Most of the coverage of Monday’s protest, by contrast, was filmed by activists themselves. The crowded news conference was featured for just 30 seconds on MSNBC, as reporter Garrett Haake stood outside the room they’d booked and told viewers that it had fizzled.
“These protests have never been like what we saw with the health-care law,” said Haake. One protester, who could be seen glaring at Haake in the shot, began arguing with the correspondent about coverage of the anti-tax cut movement as soon as the segment was over.
The protest movement, unlike the Women’s March or other 2017 rebellions against the GOP, had been stoked by progressive groups that operate in plain sight but have low national profiles. The Center for Popular Democracy, the key organizer behind the Capitol Hill protests, had trained hundreds of activists around the country in effective techniques, including “bird-dogging,” the art of getting in a politician’s face and pressing a question over and over.
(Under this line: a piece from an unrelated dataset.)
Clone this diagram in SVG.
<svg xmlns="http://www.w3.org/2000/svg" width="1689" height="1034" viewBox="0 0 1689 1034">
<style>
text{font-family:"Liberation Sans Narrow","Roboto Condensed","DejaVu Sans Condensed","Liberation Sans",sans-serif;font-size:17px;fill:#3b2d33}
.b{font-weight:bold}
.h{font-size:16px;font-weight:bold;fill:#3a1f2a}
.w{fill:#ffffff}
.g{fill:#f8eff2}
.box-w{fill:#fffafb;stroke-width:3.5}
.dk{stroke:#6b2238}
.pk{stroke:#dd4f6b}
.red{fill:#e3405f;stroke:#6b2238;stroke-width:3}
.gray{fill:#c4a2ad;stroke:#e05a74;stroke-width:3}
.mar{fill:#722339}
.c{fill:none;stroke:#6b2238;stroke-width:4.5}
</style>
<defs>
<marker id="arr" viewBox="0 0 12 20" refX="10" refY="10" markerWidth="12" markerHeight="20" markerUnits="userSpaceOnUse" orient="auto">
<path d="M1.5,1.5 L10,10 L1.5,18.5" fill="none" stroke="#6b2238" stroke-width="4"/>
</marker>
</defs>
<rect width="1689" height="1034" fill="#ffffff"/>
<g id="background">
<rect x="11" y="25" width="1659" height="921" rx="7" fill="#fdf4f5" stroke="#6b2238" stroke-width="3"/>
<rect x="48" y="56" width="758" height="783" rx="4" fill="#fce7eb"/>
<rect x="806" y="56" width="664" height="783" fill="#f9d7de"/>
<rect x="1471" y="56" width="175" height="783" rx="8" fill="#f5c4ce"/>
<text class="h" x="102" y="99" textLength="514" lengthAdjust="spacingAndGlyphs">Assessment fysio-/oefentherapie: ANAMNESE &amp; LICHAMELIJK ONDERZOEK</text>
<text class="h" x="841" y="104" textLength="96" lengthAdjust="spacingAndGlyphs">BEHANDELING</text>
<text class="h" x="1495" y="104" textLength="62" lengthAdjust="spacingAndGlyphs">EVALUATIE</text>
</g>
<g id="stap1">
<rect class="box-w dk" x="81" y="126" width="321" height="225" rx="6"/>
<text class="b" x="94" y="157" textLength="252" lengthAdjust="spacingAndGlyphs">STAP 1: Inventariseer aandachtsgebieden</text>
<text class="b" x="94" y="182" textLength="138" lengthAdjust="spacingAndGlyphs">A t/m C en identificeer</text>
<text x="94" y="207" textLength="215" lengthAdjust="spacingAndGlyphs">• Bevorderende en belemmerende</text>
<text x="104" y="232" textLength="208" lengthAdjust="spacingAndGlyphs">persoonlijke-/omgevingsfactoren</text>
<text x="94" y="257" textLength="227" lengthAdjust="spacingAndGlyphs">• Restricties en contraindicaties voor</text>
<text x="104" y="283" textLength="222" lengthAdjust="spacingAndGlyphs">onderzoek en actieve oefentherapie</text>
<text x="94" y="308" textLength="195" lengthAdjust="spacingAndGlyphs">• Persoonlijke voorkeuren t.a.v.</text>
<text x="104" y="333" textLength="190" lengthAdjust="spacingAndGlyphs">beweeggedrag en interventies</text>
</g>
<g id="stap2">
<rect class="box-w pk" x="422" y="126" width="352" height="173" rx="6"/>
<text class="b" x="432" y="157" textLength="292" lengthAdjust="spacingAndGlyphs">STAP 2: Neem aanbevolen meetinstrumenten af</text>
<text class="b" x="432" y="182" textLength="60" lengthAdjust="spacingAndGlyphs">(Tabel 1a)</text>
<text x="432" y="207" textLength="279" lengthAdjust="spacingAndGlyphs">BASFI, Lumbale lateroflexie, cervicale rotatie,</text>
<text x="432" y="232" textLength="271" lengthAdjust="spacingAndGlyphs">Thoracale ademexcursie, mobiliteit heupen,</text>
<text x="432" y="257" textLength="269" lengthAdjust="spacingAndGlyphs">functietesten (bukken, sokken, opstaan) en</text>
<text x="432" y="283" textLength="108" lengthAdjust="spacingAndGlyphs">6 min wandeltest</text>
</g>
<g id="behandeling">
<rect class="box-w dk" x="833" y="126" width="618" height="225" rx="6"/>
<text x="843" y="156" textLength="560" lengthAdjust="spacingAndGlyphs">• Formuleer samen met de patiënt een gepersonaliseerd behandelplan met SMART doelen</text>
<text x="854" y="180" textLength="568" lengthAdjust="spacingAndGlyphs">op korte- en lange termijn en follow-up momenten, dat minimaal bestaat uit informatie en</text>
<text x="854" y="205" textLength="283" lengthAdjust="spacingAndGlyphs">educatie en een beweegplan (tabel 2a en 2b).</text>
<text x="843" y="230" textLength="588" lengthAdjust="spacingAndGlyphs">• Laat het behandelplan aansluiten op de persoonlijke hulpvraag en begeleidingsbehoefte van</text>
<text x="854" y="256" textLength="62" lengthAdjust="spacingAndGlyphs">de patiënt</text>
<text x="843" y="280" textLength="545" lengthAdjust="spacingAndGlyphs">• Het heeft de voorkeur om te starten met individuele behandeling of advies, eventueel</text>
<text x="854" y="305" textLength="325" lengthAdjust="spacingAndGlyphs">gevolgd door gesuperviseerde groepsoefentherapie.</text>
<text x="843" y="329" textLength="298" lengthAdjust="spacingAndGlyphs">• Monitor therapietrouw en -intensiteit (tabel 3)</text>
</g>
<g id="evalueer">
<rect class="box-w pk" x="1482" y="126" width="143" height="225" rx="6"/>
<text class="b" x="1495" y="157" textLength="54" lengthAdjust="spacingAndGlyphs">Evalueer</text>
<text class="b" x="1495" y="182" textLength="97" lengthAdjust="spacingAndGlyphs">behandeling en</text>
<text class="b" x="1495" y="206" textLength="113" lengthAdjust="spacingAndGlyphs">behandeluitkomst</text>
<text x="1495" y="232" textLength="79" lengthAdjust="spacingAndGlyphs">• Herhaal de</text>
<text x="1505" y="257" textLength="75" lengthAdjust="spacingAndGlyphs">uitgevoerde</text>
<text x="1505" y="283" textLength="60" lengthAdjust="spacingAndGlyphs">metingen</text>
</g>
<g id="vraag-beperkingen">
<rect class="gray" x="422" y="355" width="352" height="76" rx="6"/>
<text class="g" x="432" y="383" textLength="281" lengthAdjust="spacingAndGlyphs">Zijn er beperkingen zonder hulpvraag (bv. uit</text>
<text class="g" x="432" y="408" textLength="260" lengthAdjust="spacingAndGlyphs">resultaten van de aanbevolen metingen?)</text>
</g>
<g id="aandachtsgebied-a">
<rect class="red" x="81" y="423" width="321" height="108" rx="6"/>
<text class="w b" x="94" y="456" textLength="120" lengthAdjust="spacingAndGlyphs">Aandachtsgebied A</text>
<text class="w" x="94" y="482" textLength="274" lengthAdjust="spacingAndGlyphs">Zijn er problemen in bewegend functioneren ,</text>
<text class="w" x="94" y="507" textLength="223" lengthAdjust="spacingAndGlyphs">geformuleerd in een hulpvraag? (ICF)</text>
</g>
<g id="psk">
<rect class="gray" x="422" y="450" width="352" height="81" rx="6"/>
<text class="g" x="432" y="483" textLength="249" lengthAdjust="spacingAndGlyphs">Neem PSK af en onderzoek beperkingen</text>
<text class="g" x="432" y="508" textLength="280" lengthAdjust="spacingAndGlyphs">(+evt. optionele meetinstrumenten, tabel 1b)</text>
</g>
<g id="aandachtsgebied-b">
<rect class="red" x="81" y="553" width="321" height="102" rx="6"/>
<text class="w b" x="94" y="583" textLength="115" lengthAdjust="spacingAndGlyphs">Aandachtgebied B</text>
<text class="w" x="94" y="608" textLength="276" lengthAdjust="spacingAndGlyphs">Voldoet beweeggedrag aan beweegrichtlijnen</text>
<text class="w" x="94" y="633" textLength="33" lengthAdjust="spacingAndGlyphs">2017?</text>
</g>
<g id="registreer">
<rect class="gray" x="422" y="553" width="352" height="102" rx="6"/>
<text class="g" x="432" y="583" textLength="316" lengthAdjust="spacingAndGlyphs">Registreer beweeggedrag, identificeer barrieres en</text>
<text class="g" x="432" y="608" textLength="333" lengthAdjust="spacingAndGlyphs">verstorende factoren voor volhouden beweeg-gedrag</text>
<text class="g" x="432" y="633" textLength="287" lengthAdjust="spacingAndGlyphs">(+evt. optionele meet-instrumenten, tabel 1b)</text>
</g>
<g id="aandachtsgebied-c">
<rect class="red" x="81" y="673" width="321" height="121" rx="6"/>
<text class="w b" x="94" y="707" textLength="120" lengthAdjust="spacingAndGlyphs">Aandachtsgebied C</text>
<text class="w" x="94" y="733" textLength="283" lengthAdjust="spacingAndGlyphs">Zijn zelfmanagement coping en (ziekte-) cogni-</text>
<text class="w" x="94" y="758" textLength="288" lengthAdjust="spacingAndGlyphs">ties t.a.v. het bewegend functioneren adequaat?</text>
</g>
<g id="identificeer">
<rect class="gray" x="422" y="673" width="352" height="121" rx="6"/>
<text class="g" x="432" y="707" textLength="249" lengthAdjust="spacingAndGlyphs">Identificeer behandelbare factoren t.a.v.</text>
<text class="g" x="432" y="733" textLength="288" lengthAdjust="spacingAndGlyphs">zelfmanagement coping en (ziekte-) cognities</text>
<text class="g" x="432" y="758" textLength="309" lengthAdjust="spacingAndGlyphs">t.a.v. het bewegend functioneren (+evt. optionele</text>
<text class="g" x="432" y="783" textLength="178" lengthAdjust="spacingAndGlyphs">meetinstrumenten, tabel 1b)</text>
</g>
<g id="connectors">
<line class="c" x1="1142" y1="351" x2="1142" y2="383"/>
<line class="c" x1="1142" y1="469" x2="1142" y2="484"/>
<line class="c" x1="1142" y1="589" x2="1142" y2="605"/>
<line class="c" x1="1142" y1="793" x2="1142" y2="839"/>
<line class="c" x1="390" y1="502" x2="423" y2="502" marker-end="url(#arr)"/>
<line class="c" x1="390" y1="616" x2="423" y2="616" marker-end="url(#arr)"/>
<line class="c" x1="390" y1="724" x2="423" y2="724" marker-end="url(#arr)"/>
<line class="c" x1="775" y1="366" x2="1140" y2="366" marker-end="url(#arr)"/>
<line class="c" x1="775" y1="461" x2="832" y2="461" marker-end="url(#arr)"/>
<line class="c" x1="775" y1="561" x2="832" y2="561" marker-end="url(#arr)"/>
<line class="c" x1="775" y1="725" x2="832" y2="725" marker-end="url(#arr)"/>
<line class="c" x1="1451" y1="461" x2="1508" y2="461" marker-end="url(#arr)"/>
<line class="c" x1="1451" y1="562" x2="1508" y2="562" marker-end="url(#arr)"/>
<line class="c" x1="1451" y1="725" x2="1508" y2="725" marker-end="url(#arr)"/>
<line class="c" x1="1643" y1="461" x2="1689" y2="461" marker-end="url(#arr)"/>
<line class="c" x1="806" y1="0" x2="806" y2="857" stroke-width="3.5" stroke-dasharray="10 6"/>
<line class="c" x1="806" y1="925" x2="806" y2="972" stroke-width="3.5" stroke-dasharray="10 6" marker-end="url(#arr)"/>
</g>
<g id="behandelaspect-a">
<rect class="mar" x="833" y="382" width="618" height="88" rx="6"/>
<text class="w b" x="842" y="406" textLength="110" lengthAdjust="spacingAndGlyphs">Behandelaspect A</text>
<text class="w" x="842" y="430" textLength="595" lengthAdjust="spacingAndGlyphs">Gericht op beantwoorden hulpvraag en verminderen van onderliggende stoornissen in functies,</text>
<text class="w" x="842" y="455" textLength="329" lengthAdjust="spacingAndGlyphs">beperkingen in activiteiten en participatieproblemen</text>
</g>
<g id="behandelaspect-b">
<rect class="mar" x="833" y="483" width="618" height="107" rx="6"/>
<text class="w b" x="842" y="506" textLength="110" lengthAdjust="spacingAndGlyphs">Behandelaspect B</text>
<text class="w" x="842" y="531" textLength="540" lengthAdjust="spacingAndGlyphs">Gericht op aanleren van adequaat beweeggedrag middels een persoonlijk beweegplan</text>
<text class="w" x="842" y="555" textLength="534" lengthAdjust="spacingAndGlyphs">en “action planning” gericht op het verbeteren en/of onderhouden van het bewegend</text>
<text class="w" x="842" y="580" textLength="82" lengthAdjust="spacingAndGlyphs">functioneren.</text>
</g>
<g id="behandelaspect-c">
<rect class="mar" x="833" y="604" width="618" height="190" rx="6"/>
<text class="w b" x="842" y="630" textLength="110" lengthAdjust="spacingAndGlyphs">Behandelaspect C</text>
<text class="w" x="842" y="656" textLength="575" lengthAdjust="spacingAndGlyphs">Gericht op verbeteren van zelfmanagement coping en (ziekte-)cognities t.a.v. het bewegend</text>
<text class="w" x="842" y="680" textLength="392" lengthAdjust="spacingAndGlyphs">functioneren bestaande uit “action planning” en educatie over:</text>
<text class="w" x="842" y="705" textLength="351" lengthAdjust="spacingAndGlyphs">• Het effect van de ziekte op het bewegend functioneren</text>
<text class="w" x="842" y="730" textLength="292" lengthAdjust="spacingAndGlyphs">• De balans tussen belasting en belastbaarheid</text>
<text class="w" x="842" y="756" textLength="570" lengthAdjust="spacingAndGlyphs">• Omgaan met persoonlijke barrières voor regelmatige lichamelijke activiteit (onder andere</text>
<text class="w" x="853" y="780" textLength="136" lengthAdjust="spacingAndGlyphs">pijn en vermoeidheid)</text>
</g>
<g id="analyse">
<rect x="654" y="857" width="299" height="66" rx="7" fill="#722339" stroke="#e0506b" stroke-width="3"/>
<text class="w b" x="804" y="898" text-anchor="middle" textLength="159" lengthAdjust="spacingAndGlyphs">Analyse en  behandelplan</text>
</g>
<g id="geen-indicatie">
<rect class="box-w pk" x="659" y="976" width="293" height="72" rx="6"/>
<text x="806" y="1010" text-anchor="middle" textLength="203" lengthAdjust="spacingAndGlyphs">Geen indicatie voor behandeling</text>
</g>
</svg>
“This is bird-dog nation,” said Jennifer Flynn Walker, an organizer with decades of experience in direct action.
At Monday’s training session, Walker and Davis asked protesters how many people were facing their first arrests, then how many had already been arrested more than five times. There were cheers for each group of people, and then an hour of advice on what might happen in the hallways, how to lower tensions — “no snapping fingers,” a reference to what is usually seen as a lower-key way to applaud — and how Capitol Police were ready to help people get processed quickly. The Capitol Skyline, located an unglamorous half-mile away from the Hill itself, was at least close to the police department.
Anti-tax cut protesters, however, were not the only people getting arrested. Late Monday afternoon, as protesters arrived on the Hill, some encountered supporters of undocumented immigrants brought to the country as children, called “dreamers,” in the security line — recognizable because of the sleeping bags they would use to stay overnight in some Democrats’ offices. And over the weekend, there was talk of more protests, ready to launch if the president ended special counsel Robert S. Mueller III’s investigation of possible Russian meddling in the 2016 election.
“Activists suspect the risk of a firing spikes around Christmas, once Congress has gone home,” said Ben Wikler, the Washington director of MoveOn.org, and a co-founder of the “Trump Is Not Above the Law” coalition — of which the Center for Popular Democracy is also a member. “If Trump fires Mueller in the next week, we’ll just have to walk, chew gum, and defend the republic at the same time.”
Conservatives, who fully expect victory this week, have looked at the protests with bemusement. In 2009 and 2010, they did not stop the passage of the ACA with mass protests outside the Capitol and shows of massive resistance at town hall meetings. But they never tried civil disobedience, and were skeptical about its utility.
“We’ve never recommended breaking the law with our events,” said Tim Phillips, the president of Americans for Prosperity, which co-sponsored many tea party events and spent time this year organizing behind the tax cuts. Protesters who oppose tax cuts, he said, did not break through because they had little to say. “It’s the same old class warfare, and I think it’s gotten a little old.”
The activists would plow forward, whether they got media coverage or not. On Tuesday, they would make one more push and try to disrupt the passage of a bill that probably had the votes.
“If you can only get arrested once, tomorrow is the big day,” said Davis at Monday’s training session. “Imagine a strategy to stop an entire vote in Congress. It depends entirely on how many people show up.”